Massoud Hossaini—AFP

Finding conspiracies in Pakistan and Afghanistan

Former Afghan president Hamid Karzai has once again returned to the limelight, this time claiming the U.S. has links with the Islamic State militant group and is supplying weapons to it. On Oct. 10, he said: “The U.S. Army helicopters are used to provide assistance to I.S. terrorists.” This isn’t the first time he has alleged this. In April, he derided the militants as a “tool” of America. Needless to say, it has media abuzz in Pakistan, which the U.S. often accuses of playing a double game, i.e., pretending to fight terrorism while sheltering militants that terrorize populations across the Durand Line.

I.S. has inspired attacks within Pakistan by radicalizing youth to its code of savagery in the name of Islam. Both boys and girls have gone to Syria to train for this “jihad,” owing partly to the copious funding I.S. appears to posses. While recent reports have noted that this money is drying up, I.S. has in the past relied on revenue from oil wells in territory under its control—brought to market by dubious middlemen of the global oil trade. America, meanwhile, has seemed double-minded about I.S. because of its polarity of conflict with Russia, which targets I.S. and defends Syria’s embattled Asad regime. In Afghanistan, too, this polarity has developed in recent times as news of Russia backing the Afghan Taliban has been confirmed in many quarters.

America’s backing of I.S. kills many birds with one stone. This double game opposes Russia and Iran in Iraq-Syria, and opposes Russia and Pakistan eastward.

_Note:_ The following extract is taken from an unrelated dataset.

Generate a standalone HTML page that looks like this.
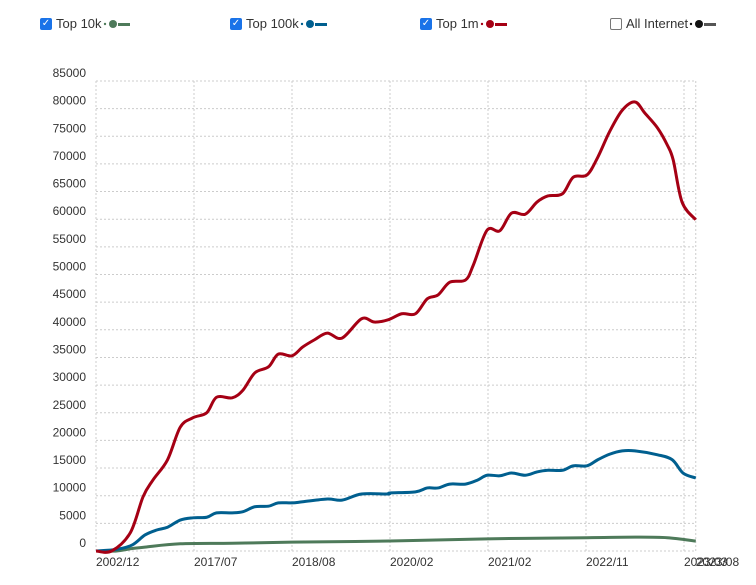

Pakistan has been steadily accused of playing the double game with America by providing safe haven to the Haqqani Network aligned with the Afghan Taliban. In a 2009 interview given to a London-based Arab journal Asharq Al-Awsat, former chief of the Inter-Services Intelligence (ISI) General Hamid Gul had boasted that he had “sent his two sons to jihad along with the Afghan jihadi leader Jalaluddin Haqqani.”

There are other double games in the region to consider: President Ashraf Ghani of Afghanistan has welcomed Hamid Gul’s favored warlord Hekmatyar to Kabul, copying Iran’s earlier double game when it kept Hekmatyar in Tehran and allowed safe passage to the greatest Shia-killer of all, Al Qaeda’s Musab al-Zarqawi, from Pakistan to Iraq. All these double games, however, have recoiled on the players so far.